* BEGIN *
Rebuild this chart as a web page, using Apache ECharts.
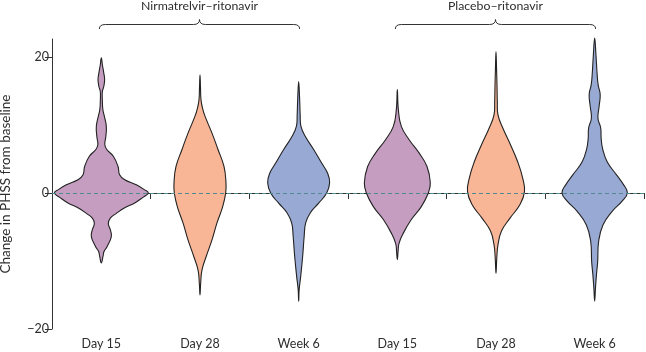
* END *
* BEGIN *
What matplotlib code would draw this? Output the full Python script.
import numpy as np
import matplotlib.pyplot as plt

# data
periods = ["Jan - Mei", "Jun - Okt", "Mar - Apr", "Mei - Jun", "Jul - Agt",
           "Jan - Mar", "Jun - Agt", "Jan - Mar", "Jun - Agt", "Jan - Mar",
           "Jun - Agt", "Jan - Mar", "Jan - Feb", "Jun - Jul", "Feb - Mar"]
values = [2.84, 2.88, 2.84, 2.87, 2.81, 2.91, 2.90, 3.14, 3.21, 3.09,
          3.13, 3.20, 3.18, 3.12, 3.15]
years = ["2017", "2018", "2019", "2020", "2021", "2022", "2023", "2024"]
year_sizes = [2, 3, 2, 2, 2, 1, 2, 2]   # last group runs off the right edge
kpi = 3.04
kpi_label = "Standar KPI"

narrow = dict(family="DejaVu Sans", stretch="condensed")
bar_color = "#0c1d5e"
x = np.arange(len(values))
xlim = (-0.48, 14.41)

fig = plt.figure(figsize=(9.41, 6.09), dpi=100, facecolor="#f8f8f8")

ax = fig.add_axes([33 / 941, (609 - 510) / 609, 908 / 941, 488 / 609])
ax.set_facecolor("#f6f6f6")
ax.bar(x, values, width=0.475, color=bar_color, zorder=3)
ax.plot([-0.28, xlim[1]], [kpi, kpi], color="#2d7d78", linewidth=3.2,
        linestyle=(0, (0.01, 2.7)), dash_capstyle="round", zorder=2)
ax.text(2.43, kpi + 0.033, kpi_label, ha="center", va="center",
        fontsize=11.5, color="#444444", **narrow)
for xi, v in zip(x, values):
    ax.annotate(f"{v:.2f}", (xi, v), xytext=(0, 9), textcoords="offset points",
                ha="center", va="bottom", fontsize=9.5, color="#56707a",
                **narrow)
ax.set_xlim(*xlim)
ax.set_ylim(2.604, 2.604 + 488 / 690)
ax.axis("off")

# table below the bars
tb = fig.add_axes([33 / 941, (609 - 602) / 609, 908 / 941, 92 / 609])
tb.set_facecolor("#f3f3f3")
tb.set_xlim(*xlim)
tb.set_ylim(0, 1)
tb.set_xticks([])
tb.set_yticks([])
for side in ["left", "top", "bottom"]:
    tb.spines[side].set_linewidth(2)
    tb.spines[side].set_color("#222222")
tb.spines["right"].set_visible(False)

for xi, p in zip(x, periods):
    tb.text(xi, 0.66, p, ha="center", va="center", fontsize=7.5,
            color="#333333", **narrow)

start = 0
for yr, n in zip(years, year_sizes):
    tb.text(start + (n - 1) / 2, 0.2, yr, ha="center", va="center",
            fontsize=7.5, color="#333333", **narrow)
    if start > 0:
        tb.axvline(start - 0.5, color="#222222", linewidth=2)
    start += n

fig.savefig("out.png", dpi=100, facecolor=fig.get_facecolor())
* END *
* BEGIN *
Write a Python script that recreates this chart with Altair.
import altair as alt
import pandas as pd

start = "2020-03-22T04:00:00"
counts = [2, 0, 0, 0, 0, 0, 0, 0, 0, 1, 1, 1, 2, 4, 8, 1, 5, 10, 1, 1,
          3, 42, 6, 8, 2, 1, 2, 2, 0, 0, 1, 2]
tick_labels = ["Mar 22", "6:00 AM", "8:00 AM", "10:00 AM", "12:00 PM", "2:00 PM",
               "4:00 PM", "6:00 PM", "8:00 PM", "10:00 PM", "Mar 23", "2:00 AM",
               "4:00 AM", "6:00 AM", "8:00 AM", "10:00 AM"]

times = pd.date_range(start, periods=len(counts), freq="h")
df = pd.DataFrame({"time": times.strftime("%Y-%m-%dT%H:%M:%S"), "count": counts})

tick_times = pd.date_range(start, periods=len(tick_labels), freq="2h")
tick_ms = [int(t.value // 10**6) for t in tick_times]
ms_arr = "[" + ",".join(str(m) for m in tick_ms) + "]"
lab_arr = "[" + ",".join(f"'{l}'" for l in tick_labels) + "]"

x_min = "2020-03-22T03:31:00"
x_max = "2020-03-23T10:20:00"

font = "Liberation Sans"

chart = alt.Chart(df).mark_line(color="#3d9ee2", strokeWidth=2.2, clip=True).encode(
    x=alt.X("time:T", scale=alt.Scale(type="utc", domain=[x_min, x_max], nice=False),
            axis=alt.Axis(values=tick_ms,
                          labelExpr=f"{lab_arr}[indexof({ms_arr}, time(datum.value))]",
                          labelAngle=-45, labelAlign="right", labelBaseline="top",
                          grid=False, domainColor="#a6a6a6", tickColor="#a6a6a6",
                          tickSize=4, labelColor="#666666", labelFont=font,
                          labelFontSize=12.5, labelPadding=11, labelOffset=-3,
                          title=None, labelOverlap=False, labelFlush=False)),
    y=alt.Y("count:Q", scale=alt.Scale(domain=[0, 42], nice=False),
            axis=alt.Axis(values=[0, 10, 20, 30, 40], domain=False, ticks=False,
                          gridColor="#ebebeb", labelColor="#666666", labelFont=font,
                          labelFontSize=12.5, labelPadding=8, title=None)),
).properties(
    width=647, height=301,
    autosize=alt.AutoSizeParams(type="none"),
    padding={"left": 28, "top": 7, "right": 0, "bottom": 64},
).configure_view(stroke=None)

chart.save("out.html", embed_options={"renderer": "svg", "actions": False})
* END *
* [WORK INSTRUCTIONS]:
Quote exactly the lines running from the line with "What matplotlib code" through the line with "import matplotlib.pyplot as plt", both ends included, and nothing more.

* [RESULT BELOW]:
What matplotlib code would draw this? Output the full Python script.
import numpy as np
import matplotlib.pyplot as plt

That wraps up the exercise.